The Spark Processor is a Synthesizer, Composer, and Orchestrator process that builds and manages user-defined analytics datasets using pre-written and verified working code that gets placed into a query editor window. Some of the high-level capabilities available are:
- Ability to run custom Scala, SQL, R and Python code
- Supports parameters within the code to pull in custom dates and database names
- Scheduled recurring runs of the code
Example use cases
- Union multiple data sources and aggregate to chosen level.
- Custom datasets feeding a business dashboard needing to be refreshed on a daily basis automatically
- Manage user validated SQL code to minimize engineer interaction
Please note: this should only be used by advanced Spark SQL user, if there is any question with how this process works please contact Syntasa support for assistance.
Process Configuration
The Spark Processor has very few parameters that need to be set, the key is to ensure the code is verified to be working through a query editor before attempting to deploy.
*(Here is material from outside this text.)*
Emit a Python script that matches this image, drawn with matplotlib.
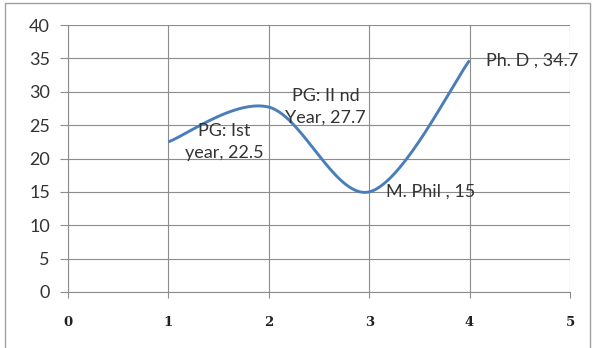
import numpy as np
import matplotlib
matplotlib.use("Agg")
import matplotlib.pyplot as plt
from matplotlib.patches import Rectangle

x_vals = [1, 2, 3, 4]
y_vals = [22.5, 27.7, 15, 34.7]
labels = ["PG: Ist\nyear, 22.5", "PG: II nd\nYear, 27.7", "M. Phil , 15", "Ph. D , 34.7"]
x_ticks = [0, 1, 2, 3, 4, 5]
y_ticks = [0, 5, 10, 15, 20, 25, 30, 35, 40]


def smooth(xs, ys, n=60):
    P = np.column_stack([xs, ys]).astype(float)
    pts = []
    m = len(P)
    for i in range(m - 1):
        p0 = P[max(i - 1, 0)]
        p1 = P[i]
        p2 = P[i + 1]
        p3 = P[min(i + 2, m - 1)]
        c1 = p1 + (p2 - p0) / 6.0
        c2 = p2 - (p3 - p1) / 6.0
        t = np.linspace(0, 1, n)[:, None]
        b = ((1 - t) ** 3) * p1 + 3 * ((1 - t) ** 2) * t * c1 + 3 * (1 - t) * t ** 2 * c2 + t ** 3 * p2
        pts.append(b if i == 0 else b[1:])
    pts = np.vstack(pts)
    return pts[:, 0], pts[:, 1]


fig = plt.figure(figsize=(5.92, 3.48), dpi=100)
fig.patches.append(Rectangle((5 / 592, -0.05), 585 / 592, 1.05 - 3 / 348,
                             transform=fig.transFigure, fill=False,
                             edgecolor="#a0a0a0", linewidth=1.0))
ax = fig.add_axes([68 / 592, 1 - 292 / 348, (570 - 68) / 592, (292 - 25) / 348])

sx, sy = smooth(x_vals, y_vals)
ax.plot(sx, sy, color="#4a7ebb", linewidth=2.1, solid_capstyle="butt", zorder=3)

ax.set_xlim(0, 5)
ax.set_ylim(0, 40)
ax.set_xticks(x_ticks)
ax.set_yticks(y_ticks)
ax.grid(True, color="#8c8c8c", linewidth=0.8)
ax.set_axisbelow(True)
for s in ["top", "right"]:
    ax.spines[s].set_visible(False)
ax.spines["left"].set_color("#8c8c8c")
ax.spines["bottom"].set_color("#8c8c8c")
ax.spines["left"].set_linewidth(0.8)
ax.spines["bottom"].set_linewidth(0.8)
ax.tick_params(axis="y", length=6, width=0.8, color="#8c8c8c", pad=7,
               labelsize=13, labelcolor="#333333")
ax.tick_params(axis="x", length=4, width=0.8, color="#8c8c8c", pad=13,
               labelsize=9.5, labelcolor="#222222")
for lab in ax.get_yticklabels():
    lab.set_fontfamily("Lato")
for lab in ax.get_xticklabels():
    lab.set_fontfamily("DejaVu Serif")
    lab.set_fontweight("bold")

for xv, yv, lab in zip(x_vals, y_vals, labels):
    ax.annotate(lab, (xv, yv), xytext=(12, 0), textcoords="offset points",
                ha="left", va="center", multialignment="center",
                fontsize=13, family="Lato", color="#333333", linespacing=1.45,
                zorder=4)

fig.savefig("out.png", dpi=100)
- Drag the Spark Processor process type on to the canvas
- Drag and connect a dataset to the Spark Processor (this is a must before editing of the process can occur)
- Click the Spark Processor node
- Unlock the canvas
- Start by filling in Parameters screen by pasting in Spark SQL code or uploading a file with the code
- Click Output
- Provide:
- Table Name - name of the table as it is found in storage, ensuring it is distinct to not overwrite other datasets
- Display Name - name of the output table node on the canvas
- Event Store Name - not editable, refers to the Event Store selected when creating the app
- Database - not editable, relates to selected Event Store
- Location - not editable, relates to selected Event Store
- Load to BQ or Redshift - option depends on environment Syntasa is configured, allows ability to build the table in Google Big Query or Amazon Redshift
Parameters
Output
Warnings
- The database and table must exist before running this process or syntax can be added to the beginning of the query to check if the database and table exist and define how the table should be created if does not exist.
- The table name must match in the query with the Output, otherwise, the query will run as expected, but the job will fail and the app will not be able to manage the state and won't be able to process automatically.
Expected Output
The expected output of the Spark Processor are the results of the Spark SQL query stored in the defined location within the query and on the Output tab. Depending on the environment Syntasa is installed, data can be queried using the query editor available, such as Big Query, Redshift, Athena, Hive, Impala, etc.